When it comes to conflict between two people there are a lot of variables and moving parts. Not all conflict is the same. All if tends to stem, however, from a similar pool of sewage and it all seems to smell the same. But, the cause and the cure can have remarkably different definitions and solutions. In the above passage, however, we find two principles of Scripture that can assist as we navigate any type of conflict. The first principle is that “whoever serves Christ” has a level of acceptance and approval by God and by mankind. This repeats a behavior and example set by Jesus as he grew older. Luke records it this way:
And Jesus increased in wisdom and in stature and in favor with God and man.
Those who want to serve God and seek His face in Christ, are promised a supernatural acceptance level with mankind. That is not true for all men, because, regretfully some are for war and not peace. In speaking about a friend, or friends, he had, who he was now experiencing conflict, King David stated:
I am for peace,
but when I speak, they are for war!
Early in Romans, Paul told us to:
If possible, so far as it depends on you, live peaceably with all.
We have the obligation in our Christian walk to pursue peace by serving Christ. That introduces the second principle in Paul’s conclusion about conflict. He states that those who really are walking in the light of Christ will “pursue what makes for peace and mutual upbuilding” of others. That is the hard thing to do in a conflict. We don’t always “feel” like “upbuilding” those who have offended us or who are walking contrary to our thoughts. Romans 14 is all about a conflict brewing in the church and between some competing values of the members. The key to resolving conflict within the Christian community, Paul states, is to agree that we are living for Christ, not ourselves and that we are obligated to build another up. In the next chapter of Paul’s notes on conflict, he builds on this thoughtt:
Let each of us please his neighbor for his good, to build him up.
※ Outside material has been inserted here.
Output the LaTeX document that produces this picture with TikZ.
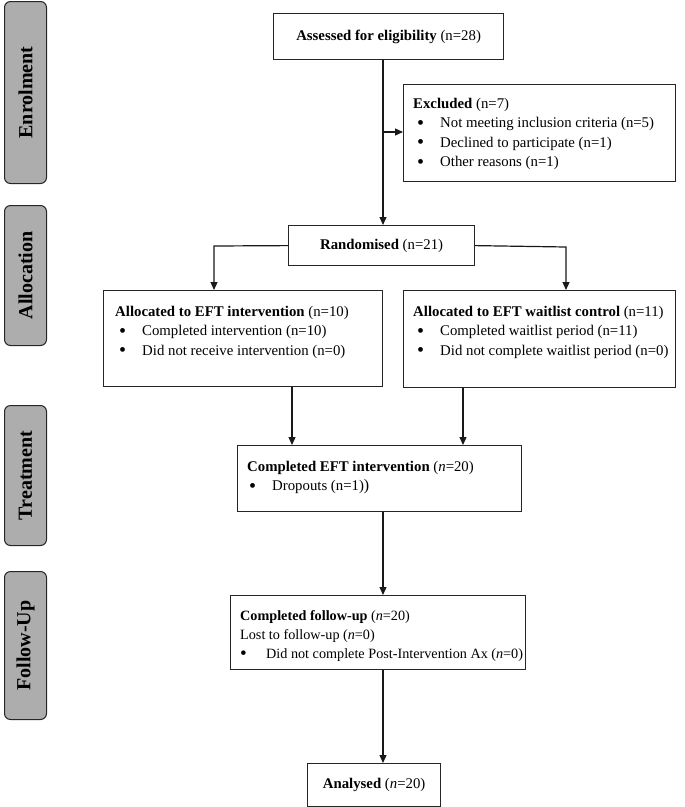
\documentclass[tikz,border=0pt]{standalone}
\usepackage{fontspec}
\setmainfont{Liberation Serif}
\usetikzlibrary{arrows.meta}
\newcommand{\bdot}{\raisebox{-0.09em}{\scalebox{1.35}{\textbullet}}}
\newcommand{\blt}[1]{\hspace*{4pt}\makebox[23pt][l]{\bdot}#1}
\begin{document}
\begin{tikzpicture}[x=1pt,y=-1pt,
  box/.style={draw=black!85, line width=1.2pt, inner sep=0pt, anchor=north west},
  txt/.style={inner sep=0pt, anchor=north west, align=left, font=\fontsize{14.8}{19.5}\selectfont},
  ctxt/.style={inner sep=0pt, font=\fontsize{14.8}{19.5}\selectfont},
  side/.style={draw=black!85, line width=1pt, fill=black!32, rounded corners=6pt, anchor=north west, inner sep=0pt, minimum width=42pt},
  sidetxt/.style={rotate=90, font=\fontsize{20}{20}\selectfont\bfseries, inner sep=0pt},
  arr/.style={draw=black!90, line width=1.2pt, -{Triangle[length=8pt,width=7pt]}},
  ln/.style={draw=black!90, line width=1.2pt}
]
\useasboundingbox (0,0) rectangle (685,807);

% side labels
\node[side, minimum height=182pt] (s1) at (4,1) {};
\node[sidetxt] (s1t) at (s1.center) {Enrolment};
\node[side, minimum height=140pt] (s2) at (4,205) {};
\node[sidetxt] (s2t) at (s2.center) {Allocation};
\node[side, minimum height=140pt] (s3) at (4,405) {};
\node[sidetxt] (s3t) at (s3.center) {Treatment};
\node[side, minimum height=148pt] (s4) at (4,571) {};
\node[sidetxt] (s4t) at (s4.center) {Follow-Up};

% boxes
\node[box, minimum width=230pt, minimum height=46pt] (assess) at (273,13) {};
\node[ctxt] (assessT) at (assess.center) {\textbf{Assessed for eligibility} (n=28)};

\node[box, minimum width=272pt, minimum height=97pt] (excl) at (403,84) {};
\node[txt] (exclT) at ([shift={(10,14)}]excl.north west) {\textbf{Excluded} (n=7)\\
\blt{Not meeting inclusion criteria (n=5)}\\
\blt{Declined to participate (n=1)}\\
\blt{Other reasons (n=1)}};

\node[box, minimum width=186pt, minimum height=40pt] (rand) at (288,225) {};
\node[ctxt] (randT) at (rand.center) {\textbf{Randomised} (n=21)};

\node[box, minimum width=279pt, minimum height=96pt] (lall) at (103,290) {};
\node[txt] (lallT) at ([shift={(12,16)}]lall.north west) {\textbf{Allocated to EFT intervention} (n=10)\\
\blt{Completed intervention (n=10)}\\
\blt{Did not receive intervention (n=0)}};

\node[box, minimum width=272pt, minimum height=97pt] (rall) at (403,290) {};
\node[txt] (rallT) at ([shift={(10,16)}]rall.north west) {\textbf{Allocated to EFT waitlist control} (n=11)\\
\blt{Completed waitlist period (n=11)}\\
\blt{Did not complete waitlist period (n=0)}};

\node[box, minimum width=284pt, minimum height=66pt] (comp) at (237,445) {};
\node[txt] (compT) at ([shift={(10,16)}]comp.north west) {\textbf{Completed EFT intervention} (\textit{n}=20)\\
\hspace*{2pt}\makebox[23pt][l]{\bdot}Dropouts (n=1){\fontsize{16}{16}\selectfont)}};

\node[box, minimum width=295pt, minimum height=74pt] (foll) at (230,595) {};
\node[txt, font=\fontsize{14.2}{19}\selectfont] (follT) at ([shift={(10,15)}]foll.north west) {\textbf{Completed follow-up} (\textit{n}=20)\\
Lost to follow-up (\textit{n}=0)\\
\makebox[26pt][l]{\bdot}Did not complete Post-Intervention Ax (\textit{n}=0)};

\node[box, minimum width=133pt, minimum height=43pt] (anal) at (307,763) {};
\node[ctxt] (analT) at (anal.center) {\textbf{Analysed} (\textit{n}=20)};

% connectors
\coordinate (c1) at (383,132);
\draw[arr] (assess.south -| c1) -- (rand.north -| c1);
\draw[arr] (c1) -- (excl.west |- c1);

\coordinate (lc) at (214,246);
\coordinate (rc) at (566,247);
\draw[arr] (rand.west) -- (lc) -- (lall.north -| lc);
\draw[arr] (rand.east) -- (rc) -- (rall.north -| rc);

\coordinate (d1) at (292,420);
\coordinate (d2) at (463,420);
\draw[arr] (lall.south -| d1) -- (comp.north -| d1);
\draw[arr] (rall.south -| d2) -- (comp.north -| d2);

\coordinate (d3) at (383,600);
\draw[arr] (comp.south -| d3) -- (foll.north -| d3);
\draw[arr] (foll.south -| d3) -- (anal.north -| d3);
\end{tikzpicture}
\end{document}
We are obligated in our Christian walk to build up another. We are not to tear them down. Paul said the same thing to the Ephesian Christians this way:
Let no corrupting talk come out of your mouths, but only such as is good for building up, as fits the occasion, that it may give grace to those who hear. And do not grieve the Holy Spirit of God, by whom you were sealed for the day of redemption. Let all bitterness and wrath and anger and clamor and slander be put away from you, along with all malice. Be kind to one another, tenderhearted, forgiving one another, as God in Christ forgave you.
Simple words can’t fix conflict. However, int that passage, according to Paul, words are the avenue for God’s grace. Words can, of course, make the conflict worse. The building block to restore and repair our hearts after conflict are to agree to mutually serve Christ and to mutually pursue peace, by speaking truth through a kind and forgiving heart. That doesn’t change the circumstances, but it does open the doors for God to do a work. That is what God subscribes as the answer to conflict.